EP: Carmelo bene diceva: “il talento fa quello che vuole, il genio fa quello che può”.

S: (Ride) Fantastico! Io faccio quello che posso, è vero, ma sfortunatamente non sono un genio! (Ride). Ottima citazione!

EP: Cosa è cambiato nel mondo della performance da quando hai mosso i primi passi? Quali sono le tue possibili direzioni di ricerca? Quali le possibili nuove frontiere, se possiamo chiamarle così.

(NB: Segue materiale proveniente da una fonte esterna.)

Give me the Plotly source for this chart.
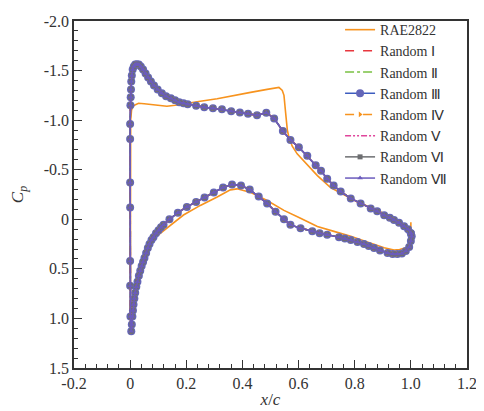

S: Domanda interessante. Domani sera (16 dic. 2017) presenterò una conferenza sui miei lavori che sono suddivisi in maniera logica: performance fisiche, tecnologiche e quelle implicate con la realtà virtuale. Eppure nonostante questa divisione nella mia esperienza esse si sono mischiate senza alcuna logica. Le sospensioni vengono dopo molte ricerche con la tecnologia, anzi potremmo tranquillamente dire che la tecnologia viene prima di tutto. Fin dai primi anni ’70 le mie sperimentazioni sono state fortemente caratterizzate dalla tecnologia. Non mi sono quindi mai orientato in maniera precisa e costante verso un unico mezzo o media in particolare. A volte le mie performance sono puramente fisiche, in altri casi la tecnologia o la virtualità sono assolutamente preponderanti. Non mi sono mai sentito particolarmente costretto a seguire un approccio specifico alla performance.

EP: La realtà sfugge sempre alle costrizioni e alle definizioni.

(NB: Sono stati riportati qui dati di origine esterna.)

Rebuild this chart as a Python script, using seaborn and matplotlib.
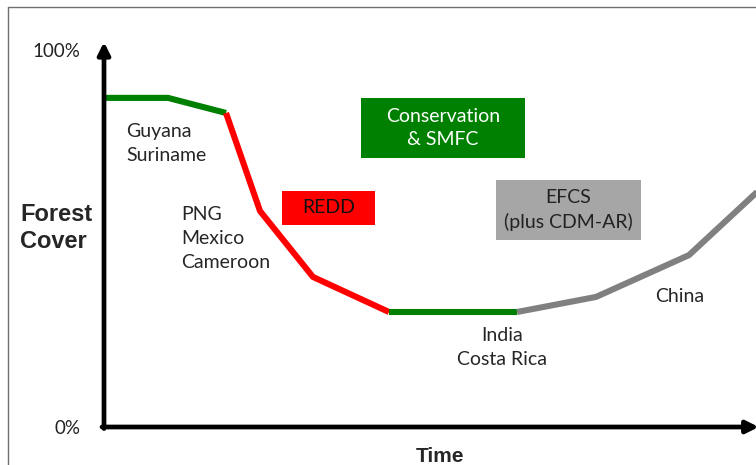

S: Sì! Esatto. Quello che dici è molto giusto. Tutto quello che ho fatto è stata sempre una fuga da ogni forma di definizione. Quando ho mosso i miei primi passi nel mondo della performance, negli ultimi anni ’60, credo di essere stato l’unico a implementare la sua ricerca con le nuove tecnologie. Quasi tutti gli altri artisti, tipo Vito Acconci per esempio, erano più interessati a a ciò che coinvolgeva la psiche, il fisico, ciò che era personale. Persino oggi molti performance artist sono coinvolti con ciò che riguarda la loro propria storia personale. Io non sono interessato a questo mio corpo particolare e specifico, né nella mia particolare persona. Questo corpo è solamente conveniente perché a disposizione. Ma non mi interessa perché è mio, non c’è io in quello che faccio. Non vi è nessuna catarsi personale, né alcuna forma di self-expression. Non è il mio corpo che è sospeso, è qualsiasi corpo sospeso. Ho sempre parlato del corpo come di un oggetto. E non come oggetto di desiderio ma come oggetto che è possibile ridisegnare, perché siamo inadeguati e assolutamente inadeguati.

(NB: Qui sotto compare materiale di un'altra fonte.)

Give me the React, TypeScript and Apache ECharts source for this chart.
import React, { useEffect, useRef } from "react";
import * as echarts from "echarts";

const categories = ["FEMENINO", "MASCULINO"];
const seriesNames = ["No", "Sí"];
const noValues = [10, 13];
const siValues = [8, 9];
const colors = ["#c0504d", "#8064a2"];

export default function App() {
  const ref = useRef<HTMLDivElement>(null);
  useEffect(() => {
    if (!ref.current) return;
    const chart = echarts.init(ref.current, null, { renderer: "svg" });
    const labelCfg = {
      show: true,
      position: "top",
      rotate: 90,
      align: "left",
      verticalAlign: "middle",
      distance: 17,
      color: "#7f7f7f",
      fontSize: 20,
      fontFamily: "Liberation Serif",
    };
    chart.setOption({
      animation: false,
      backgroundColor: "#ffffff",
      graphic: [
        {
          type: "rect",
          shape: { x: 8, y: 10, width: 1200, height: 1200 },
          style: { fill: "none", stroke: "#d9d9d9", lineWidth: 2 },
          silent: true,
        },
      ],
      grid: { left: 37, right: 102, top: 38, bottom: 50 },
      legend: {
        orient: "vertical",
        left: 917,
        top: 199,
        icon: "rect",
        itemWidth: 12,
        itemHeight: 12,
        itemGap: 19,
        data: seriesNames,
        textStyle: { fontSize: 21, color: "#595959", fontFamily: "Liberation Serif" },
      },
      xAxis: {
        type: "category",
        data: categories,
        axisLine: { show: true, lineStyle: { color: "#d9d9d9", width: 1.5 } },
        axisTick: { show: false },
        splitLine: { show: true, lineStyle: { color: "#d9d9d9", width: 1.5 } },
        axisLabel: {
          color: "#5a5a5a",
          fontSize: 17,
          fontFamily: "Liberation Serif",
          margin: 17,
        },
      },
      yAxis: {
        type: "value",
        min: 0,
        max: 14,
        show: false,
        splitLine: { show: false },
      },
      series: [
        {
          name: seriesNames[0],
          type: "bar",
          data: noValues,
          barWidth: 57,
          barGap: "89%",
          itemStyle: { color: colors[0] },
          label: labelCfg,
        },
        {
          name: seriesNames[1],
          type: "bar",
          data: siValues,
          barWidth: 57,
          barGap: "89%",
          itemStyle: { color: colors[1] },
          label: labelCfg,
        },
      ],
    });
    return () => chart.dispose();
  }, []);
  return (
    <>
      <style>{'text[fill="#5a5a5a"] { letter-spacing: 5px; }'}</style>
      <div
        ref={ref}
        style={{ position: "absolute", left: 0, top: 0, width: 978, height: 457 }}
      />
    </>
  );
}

EP: Pensi che l’arte possa in qualche modo influenzare la società? Mi spiego meglio: negli anni ’60 e ’70 c’erano figure di artisti che avevano un impatto largo sulla società anche verso quelle fascie di popolazione che non erano interessate propriamente all’arte: potrei dire John Cage o Carmelo Bene. Pensi che questo sia ancora possibile oppure oggi l’arte si può rivolgere solo a settori specializzati e interessati?

S: Difficile rispondere. È vero che quando ho cominciato l’intento politico nelle performing arts era preponderante. Si pensava che la’gire artistico potesse influenzare la società e la politica. Io non sono mai stato interessato a questo. Anche oggi ci sono artisti che hanno, direttamente o indirettamente, questo modo di agire. Penso a Ai Wei Wei anche se penso che il suo agire si possa definire politico più per la reazione del governo cinese e per le posizioni che assume la sua opera in Occidente. Io credo che si possa comprendere se l’arte o la filosofia siano effettivamente efficaci possa essere compreso e misurato solo sul lungo periodo. Fra cinquant’anni o venti o trenta. L’arte e la filosofia non sono mai comprensibili nel momento presente in cui agiscono se sono veramente efficaci.